Mehr über Konstantspannungs- und Konstantstrombetrieberfahren Sie hier.

Zusammenfassung

  • DC-Tischnetzgeräte sind wichtige Hilfsmittel bei der Entwicklung, beim Testen und Debuggen fast aller elektronischen Geräte.
  • Die wichtigsten Spezifikationen eines Tischnetzgeräts betreffen die Anzahl der Kanäle sowie die Maximalwerte für Ausgangsspannung, Strom und Leistung.
  • Es ist auch wichtig, ein Netzgerät mit sauberer, störungsarmer Leistungsabgabe und guter Präzision/Genauigkeit zu wählen.

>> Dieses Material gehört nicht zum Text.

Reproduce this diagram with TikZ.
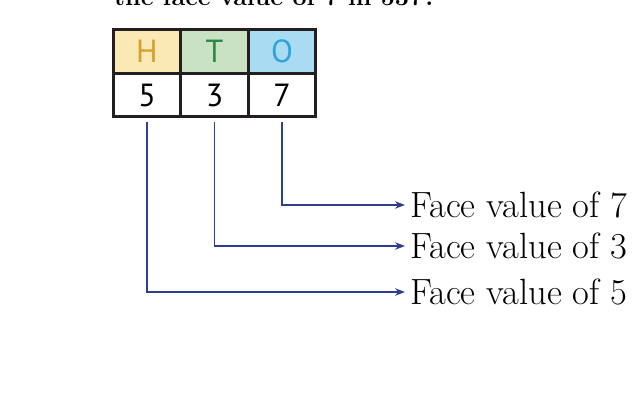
\documentclass[tikz,border=0pt]{standalone}
\usepackage{fontspec}
\newfontfamily\cellfont{PT Sans}
\usetikzlibrary{arrows.meta}

\definecolor{cellline}{HTML}{231F20}
\definecolor{hfill}{HTML}{FBE9B5}
\definecolor{htext}{HTML}{D4A02A}
\definecolor{tfill}{HTML}{C8E2C3}
\definecolor{ttext}{HTML}{2A8A45}
\definecolor{ofill}{HTML}{A9DCF3}
\definecolor{otext}{HTML}{2FA3DC}
\definecolor{pointer}{HTML}{2E3F8E}

\begin{document}
\begin{tikzpicture}[x=1pt, y=-1pt,
    cell/.style={draw=cellline, line width=3pt, minimum width=67.5pt, minimum height=43.5pt, inner sep=0pt, font=\cellfont\fontsize{32}{32}\selectfont},
    facelabel/.style={anchor=west, inner xsep=5pt, inner ysep=1pt, font=\fontsize{36.5}{39}\selectfont},
    pointerline/.style={pointer, line width=1.1pt, -{Stealth[length=10pt, width=7.5pt]}}]
    \clip (0,0) rectangle (638,410);
    \fill[white] (0,0) rectangle (638,410);
    % question text, cut at the top edge
    \node[anchor=base west, inner sep=0pt, font=\bfseries\fontsize{25}{25}\selectfont] (question) at (114,5) {the face value of 7 in 537?};
    % place value table
    \node[cell, fill=hfill, text=htext] (h) at (147,51.5) {H};
    \node[cell, fill=tfill, text=ttext] (t) at (214.5,51.5) {T};
    \node[cell, fill=ofill, text=otext] (o) at (282,51.5) {O};
    \node[cell] (d5) at (147,95) {5};
    \node[cell] (d3) at (214.5,95) {3};
    \node[cell] (d7) at (282,95) {7};
    % face value labels
    \node[facelabel] (f7) at (405,205) {Face value of 7};
    \node[facelabel] (f3) at (405,246) {Face value of 3};
    \node[facelabel] (f5) at (405,292) {Face value of 5};
    \draw[pointerline] ([yshift=-4pt]d7.south) |- (f7.west);
    \draw[pointerline] ([yshift=-4pt]d3.south) |- (f3.west);
    \draw[pointerline] ([yshift=-4pt]d5.south) |- (f5.west);
\end{tikzpicture}
\end{document}
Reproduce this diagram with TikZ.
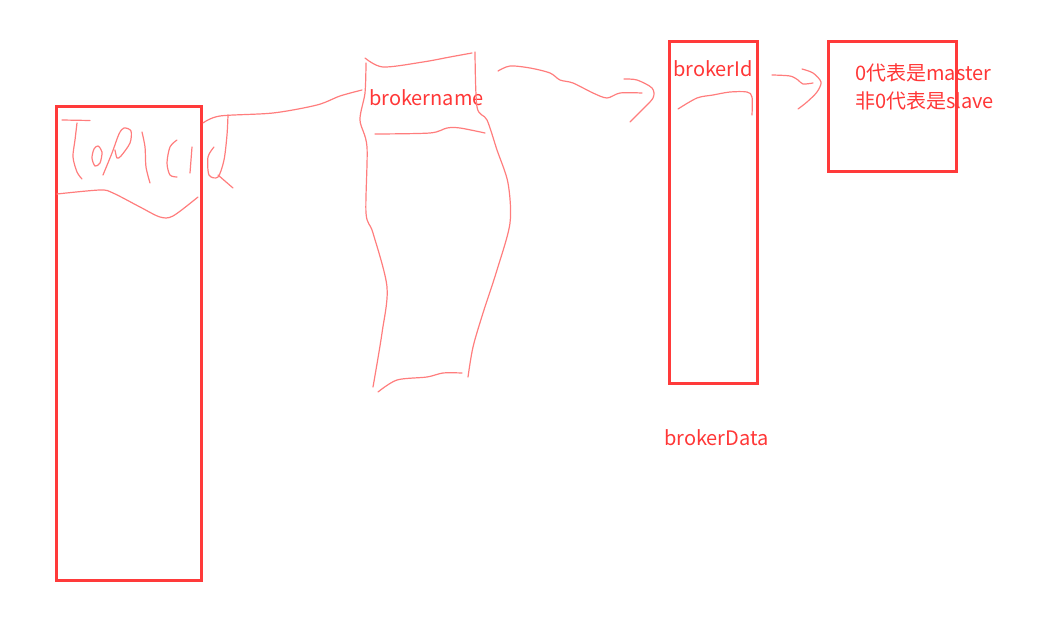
\documentclass[tikz,border=0pt]{standalone}
\usepackage{fontspec}
\setmainfont{Noto Sans CJK SC}
\definecolor{boxred}{RGB}{255,58,58}
\definecolor{txtred}{RGB}{255,55,55}
\definecolor{penred}{RGB}{255,125,125}
\tikzset{
  box/.style={draw=boxred, line width=3pt, inner sep=0pt},
  lbl/.style={text=txtred, font=\fontsize{20}{24}\selectfont, inner sep=0pt, anchor=base west},
  pen/.style={draw=penred, line width=1.2pt, line cap=round, line join=round},
}
\begin{document}
\begin{tikzpicture}[x=1pt,y=-1pt]
\useasboundingbox (0,0) rectangle (1040,628);
% boxes
\node[box, minimum width=145pt, minimum height=474pt, anchor=north west] (topic) at (54.5,105) {};
\node[box, minimum width=88pt, minimum height=342pt, anchor=north west] (bdata) at (667.5,40) {};
\node[box, minimum width=128pt, minimum height=130pt, anchor=north west] (role) at (826.5,40) {};
% texts
\node[lbl] (bname) at (369,106) {brokername};
\node[lbl] (bid) at (673,77) {brokerId};
\node[lbl] (m1) at (855,81) {0代表是master};
\node[lbl] (m2) at (855,109) {非0代表是slave};
\node[lbl] (bdlabel) at (664,445) {brokerData};
% handwritten TopicId
\draw[pen] (62,120) -- (90,120.5);
\draw[pen] plot[smooth] coordinates {(77,123) (75,140) (73,157) (77,172) (82,179)};
\draw[pen] plot[smooth cycle] coordinates {(98,146) (102,152) (100,163) (95,166) (92,158) (94,149)};
\draw[pen] plot[smooth] coordinates {(103,175) (112,153) (119,134) (124,128) (131,131) (130,143) (121,156) (117,158) (115,150)};
\draw[pen] plot[smooth] coordinates {(142,132) (145,147) (146,167) (150,183)};
\draw[pen] plot[smooth] coordinates {(177,140) (170,147) (167,163) (170,175) (177,177)};
\draw[pen] (192,147) -- (190,173);
\draw[pen] plot[smooth] coordinates {(214,147) (208,157) (209,175) (218,177) (224,160) (227,135) (228,115)};
\draw[pen] (218,175) -- (233,188);
\draw[pen] plot[smooth] coordinates {(57,194) (100,190) (113,193) (140,207) (160,217) (173,216) (198,197)};
% connector topic -> brokername
\coordinate (c1s) at (203,123);
\coordinate (c1e) at (362,90);
\draw[pen] plot[smooth] coordinates {(c1s) (220,116) (273,113) (317,105) (340,96) (c1e)};
% brokername sketch
\draw[pen] plot[smooth] coordinates {(365,58) (383,67) (423,62) (450,57) (472,53)};
\draw[pen] plot[smooth] coordinates {(366,63) (365,93) (360,120) (367,147) (366,213) (373,233) (387,287) (382,333) (373,387)};
\draw[pen] plot[smooth] coordinates {(475,52) (477,107) (487,120) (497,150) (508,183) (510,223) (497,270) (483,313) (473,347) (468,377)};
\draw[pen] plot[smooth] coordinates {(375,134) (430,133) (447,128) (460,128) (485,133)};
\draw[pen] plot[smooth] coordinates {(378,392) (397,380) (427,377) (443,373) (462,373)};
% connector brokername -> brokerData
\coordinate (c2s) at (498,71);
\coordinate (c2e) at (642,93);
\draw[pen] plot[smooth] coordinates {(c2s) (510,66) (530,68) (550,73) (560,80) (573,83) (593,93) (607,98) (620,93) (c2e)};
\draw[pen] plot[smooth] coordinates {(624,79) (637,80) (652,88) (653,98) (640,112) (630,122)};
% brokerData inner curve
\draw[pen] plot[smooth] coordinates {(678,109) (697,98) (713,95) (730,92) (747,92) (752,97) (752,115)};
% connector brokerId -> role
\coordinate (c3s) at (772,75);
\coordinate (c3e) at (813,83);
\draw[pen] plot[smooth] coordinates {(c3s) (790,76) (798,80) (803,84) (c3e)};
\draw[pen] plot[smooth] coordinates {(802,69) (813,73) (821,82) (817,92) (807,102) (798,109)};
\end{tikzpicture}
\end{document}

  • In den meisten Fällen ist die von einem DC-Netzgerät gelieferte Spannung konstant. Viele Modelle erlauben jedoch auch eine variable Steuerung durch Rampen- und Arbiträrfunktionen.
  • Die Rücklesefunktion zeigt die gemessenen Ausgangswerte an und unterstützt Funktionen wie Remote Sense, verschiedene Schutztypen und den Wechsel zwischen Konstantspannungs- und Konstantstrombetrieb.
  • Zu den zusätzlichen Funktionen einiger Tischnetzgeräte gehören serieller und paralleler Betrieb, der Betrieb als elektronische Last und die Batteriesimulation.